Sudan's massive debt risks exacerbating a difficult economic situation as annual debt servicing costs hit about $1 billion following the secession of the south earlier this year, its foreign minister Ali Karti said.
Karti was in Paris to promote his country and the argument for relief on a $38-billion debt pile that remains a bone of contention with the now separate South Sudan.
We are working also on debt relief with France and others, because debt servicing incurs more than $1 billion annually, Karti told reporters on Thursday evening after a meeting with his French counterpart Alain Juppe.
The world could not simply stand back and watch the economy collapse given that Khartoum had not opposed the country's division, said Karti, who described the economy's woes as really serious.
We knew and now know that the secession of the south would be a great cost to the north and, in spite of that fact, we were determined to help the process and leave it to go its own way and respect that.
North Sudan, where 80 percent of 40 million Sudanese live, has been hit by a scarcity of foreign currency and high inflation that have sparked rare anti-government protests.
Its prime revenues had been oil, but it lost 75 percent of its 500,000 barrel-a-day oil production after the south became independent.
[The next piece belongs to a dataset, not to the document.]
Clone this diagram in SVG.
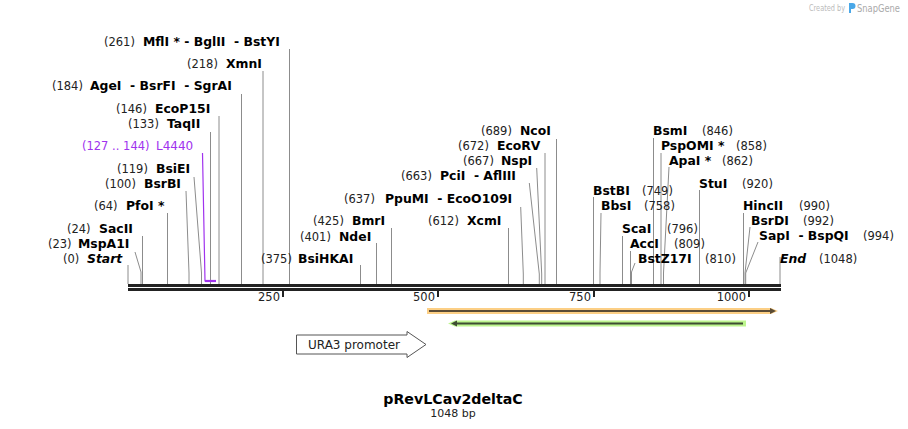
<svg xmlns="http://www.w3.org/2000/svg" width="908" height="429" viewBox="0 0 908 429">
<style>
text{font-family:"DejaVu Sans",Verdana,sans-serif;white-space:pre;}
.n{font-size:11.5px;fill:#222;}
.b{font-size:12.4px;font-weight:bold;fill:#000;}
.i{font-style:italic;}
.p{fill:#a033ee;}
.c line,.c polyline{stroke:#8c8c8c;stroke-width:1;fill:none;}
.tk{stroke:#222;stroke-width:2;}
.tl{font-size:11.5px;fill:#222;text-anchor:end;}
</style>
<rect width="908" height="429" fill="#fff"/>
<g id="watermark">
<text x="809" y="11" textLength="36" lengthAdjust="spacingAndGlyphs" style="font-size:8px;fill:#bbb">Created by</text>
<path d="M849 3 h3.5 a3 3 0 0 1 0 6 h-1.5 v4 h-2 z" fill="#4aa8e8"/>
<text x="857" y="12" textLength="43" lengthAdjust="spacingAndGlyphs" style="font-size:10px;fill:#aaa">SnapGene</text>
</g>
<g id="connectors" class="c">
<line x1="128" y1="265" x2="128" y2="284"/>
<polyline points="135,252 141,272 141,284"/>
<line x1="142.5" y1="236" x2="142.5" y2="284"/>
<line x1="167.5" y1="213" x2="167.5" y2="284"/>
<polyline points="186,191 189,273 189,284"/>
<polyline points="194,177 201.5,273 201.5,284"/>
<line x1="210.5" y1="132" x2="210.5" y2="284"/>
<line x1="219" y1="116" x2="219" y2="284"/>
<line x1="241.5" y1="94" x2="241.5" y2="284"/>
<line x1="263" y1="71" x2="263" y2="284"/>
<line x1="289.5" y1="49" x2="289.5" y2="284"/>
<line x1="360.5" y1="265" x2="360.5" y2="284"/>
<line x1="376.5" y1="243" x2="376.5" y2="284"/>
<line x1="391.5" y1="228" x2="391.5" y2="284"/>
<line x1="508.5" y1="228" x2="508.5" y2="284"/>
<polyline points="520.7,207 523.3,274 523.3,284"/>
<polyline points="529.3,183 539.3,274 539.3,284"/>
<polyline points="536.7,168 541.7,274 541.7,284"/>
<line x1="545" y1="153" x2="545" y2="284"/>
<line x1="556.5" y1="139" x2="556.5" y2="284"/>
<line x1="593.5" y1="197" x2="593.5" y2="284"/>
<polyline points="601,213 600,273 600,284"/>
<line x1="622.5" y1="236" x2="622.5" y2="284"/>
<line x1="630.5" y1="251" x2="630.5" y2="284"/>
<polyline points="635,263 631.5,272 631.5,284"/>
<line x1="653.5" y1="138" x2="653.5" y2="284"/>
<line x1="661" y1="153" x2="661" y2="284"/>
<polyline points="669,167 663.5,273 663.5,284"/>
<line x1="699.5" y1="190" x2="699.5" y2="284"/>
<line x1="743.5" y1="213" x2="743.5" y2="284"/>
<polyline points="750,227 745,273 745,284"/>
<polyline points="758,242 745.7,273 745.7,284"/>
<line x1="780" y1="257" x2="780" y2="284"/>
<polyline points="202.5,153 205,281 216,281" style="stroke:#a033ee;stroke-width:1.2"/>
<line x1="205" y1="281" x2="216" y2="281" style="stroke:#a033ee;stroke-width:2.2"/>
</g>
<g id="axis">
<rect x="128" y="284" width="653" height="3" fill="#222"/>
<rect x="128" y="288" width="653" height="3" fill="#222"/>
<line class="tk" x1="283" y1="291" x2="283" y2="297"/>
<line class="tk" x1="438" y1="291" x2="438" y2="297"/>
<line class="tk" x1="594" y1="291" x2="594" y2="297"/>
<line class="tk" x1="749" y1="291" x2="749" y2="297"/>
<text class="tl" x="280" y="301">250</text>
<text class="tl" x="435" y="301">500</text>
<text class="tl" x="591" y="301">750</text>
<text class="tl" x="746" y="301">1000</text>
</g>
<g id="s0"><text class="n" x="63" y="263">(0)</text><text class="b i" x="87" y="263">Start</text></g>
<g id="s23"><text class="n" x="48" y="248">(23)</text><text class="b" x="78" y="248">MspA1I</text></g>
<g id="s24"><text class="n" x="67" y="233">(24)</text><text class="b" x="99" y="233">SacII</text></g>
<g id="s64"><text class="n" x="94" y="210">(64)</text><text class="b" x="126" y="210">PfoI *</text></g>
<g id="s100"><text class="n" x="105" y="188">(100)</text><text class="b" x="144" y="188">BsrBI</text></g>
<g id="s119"><text class="n" x="117" y="173">(119)</text><text class="b" x="156" y="173">BsiEI</text></g>
<g id="f_L4440"><text class="n p" x="82" y="150">(127 .. 144)</text><text class="p" x="156" y="150" style="font-size:12px">L4440</text></g>
<g id="s133"><text class="n" x="128" y="128">(133)</text><text class="b" x="167" y="128">TaqII</text></g>
<g id="s146"><text class="n" x="116" y="113">(146)</text><text class="b" x="155" y="113">EcoP15I</text></g>
<g id="s184"><text class="n" x="52" y="90">(184)</text><text class="b" x="90" y="90">AgeI  - BsrFI  - SgrAI</text></g>
<g id="s218"><text class="n" x="187" y="68">(218)</text><text class="b" x="226" y="68">XmnI</text></g>
<g id="s261"><text class="n" x="104" y="46">(261)</text><text class="b" x="143" y="46">MflI * - BglII  - BstYI</text></g>
<g id="s375"><text class="n" x="261" y="263">(375)</text><text class="b" x="298" y="263">BsiHKAI</text></g>
<g id="s401"><text class="n" x="300" y="241">(401)</text><text class="b" x="339" y="241">NdeI</text></g>
<g id="s425"><text class="n" x="313" y="225">(425)</text><text class="b" x="352" y="225">BmrI</text></g>
<g id="s612"><text class="n" x="428" y="225">(612)</text><text class="b" x="467" y="225">XcmI</text></g>
<g id="s637"><text class="n" x="344" y="203">(637)</text><text class="b" x="385" y="203">PpuMI  - EcoO109I</text></g>
<g id="s663"><text class="n" x="401" y="180">(663)</text><text class="b" x="440" y="180">PciI  - AflIII</text></g>
<g id="s667"><text class="n" x="463" y="165">(667)</text><text class="b" x="501" y="165">NspI</text></g>
<g id="s672"><text class="n" x="458" y="150">(672)</text><text class="b" x="497" y="150">EcoRV</text></g>
<g id="s689"><text class="n" x="481" y="135">(689)</text><text class="b" x="520" y="135">NcoI</text></g>
<g id="s749"><text class="b" x="593" y="195">BstBI</text><text class="n" x="642" y="195">(749)</text></g>
<g id="s758"><text class="b" x="601" y="210">BbsI</text><text class="n" x="644" y="210">(758)</text></g>
<g id="s796"><text class="b" x="622" y="233">ScaI</text><text class="n" x="667" y="233">(796)</text></g>
<g id="s809"><text class="b" x="630" y="248">AccI</text><text class="n" x="674" y="248">(809)</text></g>
<g id="s810"><text class="b" x="638" y="263">BstZ17I</text><text class="n" x="705" y="263">(810)</text></g>
<g id="s846"><text class="b" x="653" y="135">BsmI</text><text class="n" x="702" y="135">(846)</text></g>
<g id="s858"><text class="b" x="661" y="150">PspOMI *</text><text class="n" x="736" y="150">(858)</text></g>
<g id="s862"><text class="b" x="669" y="165">ApaI *</text><text class="n" x="722" y="165">(862)</text></g>
<g id="s920"><text class="b" x="699" y="188">StuI</text><text class="n" x="742" y="188">(920)</text></g>
<g id="s990"><text class="b" x="743" y="210">HincII</text><text class="n" x="799" y="210">(990)</text></g>
<g id="s992"><text class="b" x="751" y="225">BsrDI</text><text class="n" x="803" y="225">(992)</text></g>
<g id="s994"><text class="b" x="759" y="240">SapI  - BspQI</text><text class="n" x="863" y="240">(994)</text></g>
<g id="s1048"><text class="b i" x="780" y="263">End</text><text class="n" x="819" y="263">(1048)</text></g>
<g id="f_orange">
<polygon points="427,308 771,308 778,311 771,314 427,314" fill="#fccf85"/>
<line x1="429" y1="311" x2="771" y2="311" stroke="#5a4b35" stroke-width="2"/>
<polygon points="770,308 776,311 770,314" fill="#5a4b35"/>
</g>
<g id="f_green">
<polygon points="448,323.5 455,320.5 746,320.5 746,326.5 455,326.5" fill="#bdf58e"/>
<line x1="455" y1="323.5" x2="743" y2="323.5" stroke="#3e4d33" stroke-width="2"/>
<polygon points="451,323.5 457,320.5 457,326.5" fill="#3e4d33"/>
</g>
<g id="f_ura3">
<polygon points="296.5,335 407,335 407,331.5 426,344.5 407,357.5 407,354 296.5,354" fill="#fff" stroke="#555" stroke-width="1"/>
<text x="308" y="349" style="font-size:12px;fill:#222">URA3 promoter</text>
</g>
<g id="title">
<text x="453" y="404" text-anchor="middle" style="font-size:14.2px;font-weight:bold;fill:#000">pRevLCav2deltaC</text>
<text x="453" y="417" text-anchor="middle" style="font-size:11px;fill:#222">1048 bp</text>
</g>
</svg>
Khartoum has tried to lower dependency on oil but economists say the pace of diversification has been slow.
Sudan's finance minister has said the country may need as much as $1.5 billion of foreign aid a year and plans to slash government spending by a quarter due to budget difficulties.
The World Bank has said Khartoum would need to introduce wide economic reforms to qualify for relief of multilateral debt. Nearly 90 percent of Sudan's external debt is owed to bilateral and commercial creditors, with their own requirements, and would take at least three years to clear, according to the Center for Global Development, a Washington think tank.
These were debts of one country and now there are two countries, so the question of debt and how to resolve it must be done jointly, Karti said.
Government creditors often hold talks about debt relief in the French capital under the auspices of the so-called Paris Club, although Karti did not refer specifically to that.
His government has unveiled a three-year economic stabilisation programme and Karti said a conference sponsored by Turkey and Norway at the start of December would look to drum up international investor interest and stimulate joint projects.
North Sudan and South Sudan have also yet to agree on sharing oil revenues and Karti said the African Union was continuing mediation efforts on that front.
Another problematic issue is an escalation in violence in parts of the 2,000 kilometre (1,480 mile) border in the Blue Nile state and South Kordofan state, which risk drawing South Sudan into a proxy war.
President Omar Hassan al-Bashir said on Wednesday that North Sudan forces were poised to attack a stronghold of the rebels and would not allow foreign mediation. The government has refused to allow aid agencies into the areas.
We will not give access to the rebellion (areas) unless they (rebels) declare they respect the ceasefire and agree on the cessation of hostilities, Karti said.
Tensions between North Sudan's army and groups allied to the ruling party in South Sudan, the Sudan People's Liberation Movement (SPLM), in the Blue Nile area turned into armed clashes after the local governor turned against Khartoum.
The North Sudanese government has accused the SPLM of being behind the violence. The SPLM-North, the movement's branch in North Sudan, has blamed Khartoum.
Imagine if the mayor of Paris who is elected democratically decided to take up arms to fight against the French state. How would you react to that? Karti said.